- What the task asks -
Output every entry exactly as given.

- Data records -
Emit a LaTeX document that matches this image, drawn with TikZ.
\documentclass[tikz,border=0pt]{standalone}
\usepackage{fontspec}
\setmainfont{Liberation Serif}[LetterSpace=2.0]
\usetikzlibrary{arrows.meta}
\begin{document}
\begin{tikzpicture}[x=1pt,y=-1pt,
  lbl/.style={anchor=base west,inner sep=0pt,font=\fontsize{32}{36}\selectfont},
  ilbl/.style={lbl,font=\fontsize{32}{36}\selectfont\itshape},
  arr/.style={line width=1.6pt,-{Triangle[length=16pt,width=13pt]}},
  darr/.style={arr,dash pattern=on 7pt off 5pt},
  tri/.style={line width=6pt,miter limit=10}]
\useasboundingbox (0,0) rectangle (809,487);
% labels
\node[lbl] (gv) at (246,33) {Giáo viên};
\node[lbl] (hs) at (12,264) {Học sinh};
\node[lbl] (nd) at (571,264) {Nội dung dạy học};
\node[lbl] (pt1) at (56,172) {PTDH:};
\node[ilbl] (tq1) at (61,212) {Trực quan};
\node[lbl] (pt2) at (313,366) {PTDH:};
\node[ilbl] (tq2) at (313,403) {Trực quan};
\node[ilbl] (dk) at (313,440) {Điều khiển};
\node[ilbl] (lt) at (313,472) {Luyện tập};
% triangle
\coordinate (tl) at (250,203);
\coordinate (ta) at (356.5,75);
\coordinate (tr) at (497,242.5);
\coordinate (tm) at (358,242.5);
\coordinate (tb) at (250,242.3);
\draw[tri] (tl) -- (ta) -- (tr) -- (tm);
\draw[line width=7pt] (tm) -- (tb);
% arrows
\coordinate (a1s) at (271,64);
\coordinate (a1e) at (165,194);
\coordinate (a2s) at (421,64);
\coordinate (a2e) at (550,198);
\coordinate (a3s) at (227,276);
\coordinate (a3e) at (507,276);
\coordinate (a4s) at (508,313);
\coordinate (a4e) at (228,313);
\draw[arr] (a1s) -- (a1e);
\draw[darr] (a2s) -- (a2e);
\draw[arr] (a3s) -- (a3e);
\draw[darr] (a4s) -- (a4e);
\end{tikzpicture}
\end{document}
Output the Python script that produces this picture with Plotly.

- Output for this task -
Emit a LaTeX document that matches this image, drawn with TikZ.
\documentclass[tikz,border=0pt]{standalone}
\usepackage{fontspec}
\setmainfont{Liberation Serif}[LetterSpace=2.0]
\usetikzlibrary{arrows.meta}
\begin{document}
\begin{tikzpicture}[x=1pt,y=-1pt,
  lbl/.style={anchor=base west,inner sep=0pt,font=\fontsize{32}{36}\selectfont},
  ilbl/.style={lbl,font=\fontsize{32}{36}\selectfont\itshape},
  arr/.style={line width=1.6pt,-{Triangle[length=16pt,width=13pt]}},
  darr/.style={arr,dash pattern=on 7pt off 5pt},
  tri/.style={line width=6pt,miter limit=10}]
\useasboundingbox (0,0) rectangle (809,487);
% labels
\node[lbl] (gv) at (246,33) {Giáo viên};
\node[lbl] (hs) at (12,264) {Học sinh};
\node[lbl] (nd) at (571,264) {Nội dung dạy học};
\node[lbl] (pt1) at (56,172) {PTDH:};
\node[ilbl] (tq1) at (61,212) {Trực quan};
\node[lbl] (pt2) at (313,366) {PTDH:};
\node[ilbl] (tq2) at (313,403) {Trực quan};
\node[ilbl] (dk) at (313,440) {Điều khiển};
\node[ilbl] (lt) at (313,472) {Luyện tập};
% triangle
\coordinate (tl) at (250,203);
\coordinate (ta) at (356.5,75);
\coordinate (tr) at (497,242.5);
\coordinate (tm) at (358,242.5);
\coordinate (tb) at (250,242.3);
\draw[tri] (tl) -- (ta) -- (tr) -- (tm);
\draw[line width=7pt] (tm) -- (tb);
% arrows
\coordinate (a1s) at (271,64);
\coordinate (a1e) at (165,194);
\coordinate (a2s) at (421,64);
\coordinate (a2e) at (550,198);
\coordinate (a3s) at (227,276);
\coordinate (a3e) at (507,276);
\coordinate (a4s) at (508,313);
\coordinate (a4e) at (228,313);
\draw[arr] (a1s) -- (a1e);
\draw[darr] (a2s) -- (a2e);
\draw[arr] (a3s) -- (a3e);
\draw[darr] (a4s) -- (a4e);
\end{tikzpicture}
\end{document}
Output the Python script that produces this picture with Plotly.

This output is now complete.